"For a few hundredths of a second, gamma-ray bursters produce the most extreme flash of any astronomical object," says Bruce Grossan of the Physics Division. "A gamma-ray burst is likely to occur somewhere in the sky perhaps once a day, but until recently detectors have been primitive; the best they could do was point to a few degrees of sky and tell you, `it was somewhere over there.'"
Accidentally discovered in 1967 by satellites looking for nuclear tests, gamma-ray bursts are so unpredictable, so evanescent, and so hard to pinpoint that nobody knows what causes them. Only on rare occasions have astronomers using the most powerful telescopes been able to associate gamma-ray bursts with optical emissions persisting a few days or more.
Quicker response time should make it possible to catch dozens of bursters in the act and match more of them with objects that shine in wavelengths visible to the human eye. Using the Automated Patrol Telescope (APT) located at Siding Spring Observatory in Australia and operated by the University of New South Wales, Grossan and his colleagues, including Saul Perlmutter, have devised a rapid-response system that, within a few seconds, can train the telescope on the region of sky where sentinel satellites have detected a burst.
"The APT is a modest-looking instrument, very squat," Grossan says, "but it combines a wide field of view with a wide CCD camera," which can presently cover a region of sky two by three degrees wide -- roughly 30 times the area of the moon.

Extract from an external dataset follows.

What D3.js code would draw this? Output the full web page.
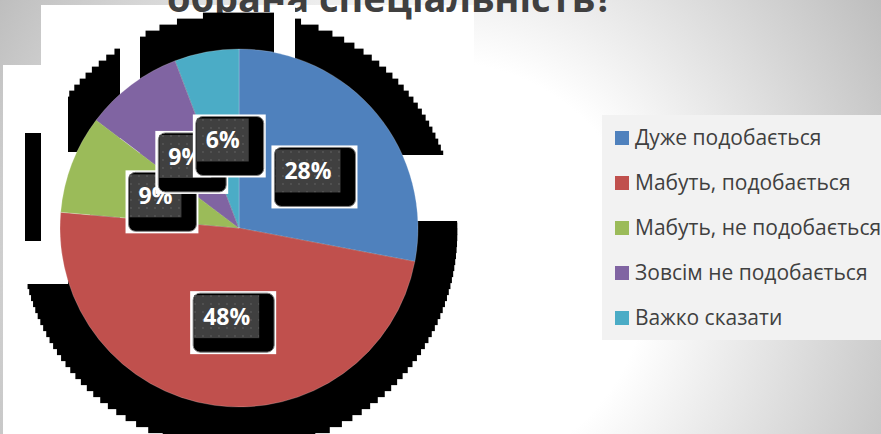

Three seconds after a burst, the APT receives a signal from one or more satellites and interrupts its regular observation program; within half a minute it fixes on the portion of sky where the trigger event occurred. Observations continue up to four days.
"The operation is 90 percent automatic," says Grossan. "In fact, the most interesting gamma-ray bursts the APT observed on my last trip to Australia took place while I was at dinner."
Those included two of the most unusual gamma-ray bursts astronomers have ever witnessed. An astonishingly bright burst last December was more than three-fourths as old as the universe itself -- visible 12 billion light years away.
But the gamma-ray burster seen this year on April 25 in the southern constellation Telescopium was stranger by far, producing hundreds of thousands of times less peak gamma-ray energy. At only 140 million light years away, the event was much more recent. Shortly after it was detected a supernova bloomed at virtually the same spot.
No gamma-ray burster has ever been identified with a supernova before. No supernova has ever produced more radio energy. The odds against a coincidence have been conservatively estimated at one in 10,000.
One scenario calls for the highly asymmetric explosion of a star 35 times as massive as the sun, which emits a jet of matter moving at a significant fraction of the speed of light -- the source of the gamma-ray burst -- while the remainder collapses into a black hole.
"It's too soon to say what caused this event," Grossan says. "It could be completely new physics, something that comes along maybe once in the lifetime of a satellite like BeppoSAX," the Dutch-Italian satellite that detected the burst. "But our rapid-response system, working with NASA's Compton Gamma Ray Observatory, could find as many as two to five such events a year. Berkeley Lab is really poised to investigate this new kind of gamma-ray-bursting supernova and to find more optically-emitting gamma-ray bursters of all kinds than ever before."